The Notice of Furnishing must be received or mailed by certified mail within 21 days from the claimant’s first furnishing of labor and/or materials when a Notice of Commencement has been properly filed with the county recorder. Early notice is ineffective, and if sent by certified mail, it must be sent after the first delivery of labor and/or materials.

If the Notice of Commencement was filed late, the preliminary notice must be given within 21 days from the date the Notice of Commencement was filed. A potential lien claimant is not required to give preliminary notice prior to the filing of the Notice of Commencement. If the Notice of Commencement is never filed, the preliminary notice is not necessary.
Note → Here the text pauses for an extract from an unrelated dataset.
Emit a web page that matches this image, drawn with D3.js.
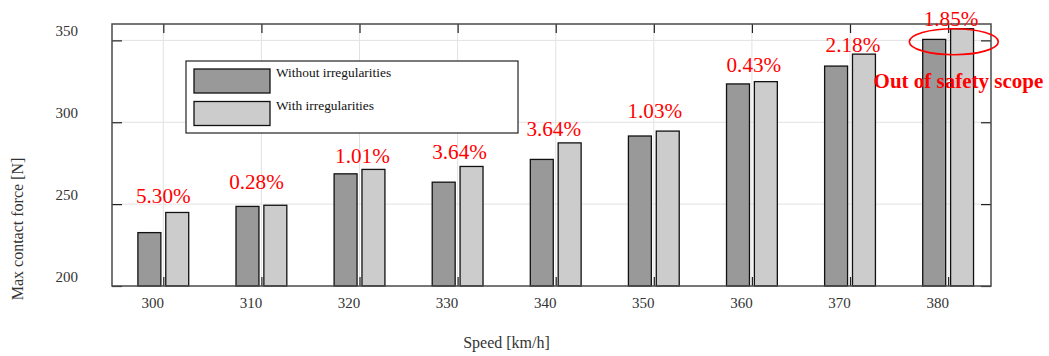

Finally, if the property owner, or any other party with an interest in the property or contractor requests it, the lien claimant must provide a written statement of the work and/or material provided and the amount unpaid within 10 days of the request. Failure to do so may extinguish lien rights.

If the preliminary notice is given late, not all is necessarily lost. The preliminary notice relates back 21 days from the date of service. Therefore, a late preliminary notice would be effective as to any work performed in the preceding 21 days, but ineffective to work performed prior.

The preliminary notice must either be personally served by the county sheriff (or by other means as provided by Ohio law) or by certified mail, registered mail, overnight delivery, or hand delivery, provided a written receipt is obtained.

The preliminary notice must be given to the owner’s (or part owner’s or lessee’s) designee as provided by the Notice of Commencement. If no designee is given, or the designee has died or otherwise ceased to exist, the notice must be provided to the owner, part owner, or lessee.

The preliminary notice must also be provided to the general contractor if the lien claimant is not in direct contract with the general contractor – subject to some exceptions.

Finally, the preliminary notice may be given to any construction or other lender – but this is purely at the discretion of the lien claimant.

If sent by certified mail, the preliminary notice is considered complete on the date of mailing. If service on the owner is attempted at the address listed on the notice of commencement and the service is returned or refused, the service is considered complete on the first date of the first attempt.

However, be cautioned that when sending preliminary notice, while service may be considered complete on the date of mailing, the actual delivery of the mail piece is the burden of the sending party. This was discussed in Hanson Aggregates Davon, LLC v. J & H Reinforcing & Structural Erectors, Inc., 2014-Ohio-4832, ¶ 18 (Ct. App.), when the court stated that “[t]he statute clearly contemplates that mailing a document by certified mail will provide written evidence of receipt. Thus, we cannot conclude that requiring Appellant to provide written evidence of receipt is contrary to a plain reading of the statute, when actual receipt is disputed by Appellees.” See more at How To Send Notice to Owners – Standard Certified Mail, or Certified Mail with Return Receipt Requested?

Service by personal service is complete when actually served.